Increasing number of people are finding it difficult to understand the fact that box ticking stops thought process. I think they are too busy ticking other boxes to think about this in the first place. Some even go to the extent of accusing doctors of being non-caring about patient safety. They ask, “Why can’t doctors who are paid less than pilots, do what those highly paid glamorous trend setters in aviation industry do?” Airline pilots have been telling medical people how to do their jobs. The pilot mentioned at that link is the one who landed the plane in an emergency on the Hudson river. While everyone listens to him enthusing medics to do safety checks and to feel free to override seniors' decisions as required, they hardly recognise the fact that the ability to glide a plane into the Hudson river during an emergency was thanks to intensive training and not safety checks. So the real question is how often does an emergency happen in medicine versus the aviation industry. True to my nature, I never waste time stating the obvious.
One of the reasons why the analogy is particularly endearing for many members of the public and some of the medical fraternity is due to the fact that at any one time, the pilot, is responsible for the lives of 250 people aboard the plane. He is perceived to be in an even more responsible position than a doctor because a doctor only holds one life in his hands at any one time. Even if you don't agree with it, I can see no other reason why the driver of a vehicle has to be paid more than a doctor. So it follows that the pilot is best suited to advice the doctor how to look after his patients, rather than the other way round. Otherwise you would have heard of the aviation industry taking tips from a doctor on how to fly a plane.
So why don’t doctors treat patients as planes?
Gauges: alcohol content full. Check.
Exhaust: Full of cigarette smoke. Check.
Tail rudder. Lovely tail. check.
Audio: No heart murmurs. Check.
Visual: Pretty ugly woman. Check.
The reason why this does not work is that the pilots are given healthy planes, not sick ones. The starting argument for the pilot is to merely confirm that all is well for the decidedly healthy plane. Try giving the pilot a plane that is not working and see if he can check boxes and find out the problem. Well, he may be able to find out what is not working( symptoms) , but why it is not working (diagnosis) is left to the well trained mechanics while the pilot tips his hat at a lovely stewardess and goes looking for a healthy plane. Can you imagine a pilot calling out “gauges check” 20 feet away from the ground in a nose diving plane? I don’t think safety check was on his mind right then! The doctor faced with a septic patient in renal failure with acidosis and jaundice will never diagnose leptospirosis in time if he did mere gauges check. He would be busy putting up the drip and oxygen and asking for the mechanic (senior review) to come and sort it all out for him while he moves to another ward for more clientele amenable to box ticking.
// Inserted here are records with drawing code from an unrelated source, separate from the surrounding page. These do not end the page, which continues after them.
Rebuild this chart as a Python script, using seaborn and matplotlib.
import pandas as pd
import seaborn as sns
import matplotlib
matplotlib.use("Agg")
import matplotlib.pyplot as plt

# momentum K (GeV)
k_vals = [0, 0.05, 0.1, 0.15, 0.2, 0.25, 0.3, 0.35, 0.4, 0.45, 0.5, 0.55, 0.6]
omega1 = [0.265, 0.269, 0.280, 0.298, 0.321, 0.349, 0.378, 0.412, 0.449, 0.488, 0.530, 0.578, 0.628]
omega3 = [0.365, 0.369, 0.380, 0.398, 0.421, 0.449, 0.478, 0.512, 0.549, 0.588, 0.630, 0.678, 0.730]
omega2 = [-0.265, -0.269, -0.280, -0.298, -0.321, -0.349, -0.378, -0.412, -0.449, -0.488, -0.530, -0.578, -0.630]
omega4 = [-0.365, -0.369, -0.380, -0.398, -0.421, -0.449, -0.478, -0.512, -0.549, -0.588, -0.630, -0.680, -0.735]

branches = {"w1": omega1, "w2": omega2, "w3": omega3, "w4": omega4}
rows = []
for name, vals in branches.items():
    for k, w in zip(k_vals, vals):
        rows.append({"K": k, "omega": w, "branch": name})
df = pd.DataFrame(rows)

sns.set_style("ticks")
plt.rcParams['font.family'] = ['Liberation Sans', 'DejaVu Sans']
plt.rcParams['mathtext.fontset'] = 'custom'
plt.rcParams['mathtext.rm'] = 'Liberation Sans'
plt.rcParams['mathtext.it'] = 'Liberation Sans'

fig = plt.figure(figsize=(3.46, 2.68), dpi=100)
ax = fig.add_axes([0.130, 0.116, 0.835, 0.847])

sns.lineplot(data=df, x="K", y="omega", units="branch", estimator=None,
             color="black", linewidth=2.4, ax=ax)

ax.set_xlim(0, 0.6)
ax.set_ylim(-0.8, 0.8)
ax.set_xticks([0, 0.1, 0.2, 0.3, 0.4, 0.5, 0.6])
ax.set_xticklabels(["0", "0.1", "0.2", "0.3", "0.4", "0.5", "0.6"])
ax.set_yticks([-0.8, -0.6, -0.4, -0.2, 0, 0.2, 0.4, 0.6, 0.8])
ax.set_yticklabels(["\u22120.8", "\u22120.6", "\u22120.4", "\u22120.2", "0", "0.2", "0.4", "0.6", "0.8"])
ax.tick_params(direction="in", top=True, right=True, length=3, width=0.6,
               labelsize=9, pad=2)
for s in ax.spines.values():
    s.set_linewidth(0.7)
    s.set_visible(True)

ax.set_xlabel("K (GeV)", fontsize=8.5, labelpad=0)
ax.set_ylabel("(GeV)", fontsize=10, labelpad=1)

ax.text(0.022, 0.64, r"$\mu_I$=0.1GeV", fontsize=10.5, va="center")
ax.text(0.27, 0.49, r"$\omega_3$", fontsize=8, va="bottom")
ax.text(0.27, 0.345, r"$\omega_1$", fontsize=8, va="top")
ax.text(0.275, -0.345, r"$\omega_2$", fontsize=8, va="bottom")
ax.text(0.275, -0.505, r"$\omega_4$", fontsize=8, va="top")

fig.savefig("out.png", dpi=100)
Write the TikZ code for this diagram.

Screening healthy people and Treating ill people should not be mistaken for the same. The more I see of safety checks, guidelines and the box ticking , I can see where the expression, “think outside the box” came from. Please don’t make “boxes”. Make more "outsides" to leave medical trainees free to think outside the pathway. Every time. Not just when they feel like it. But to think outside the “pathway” every time in every patient. Which then makes one think, why restrict thought with pathways every time???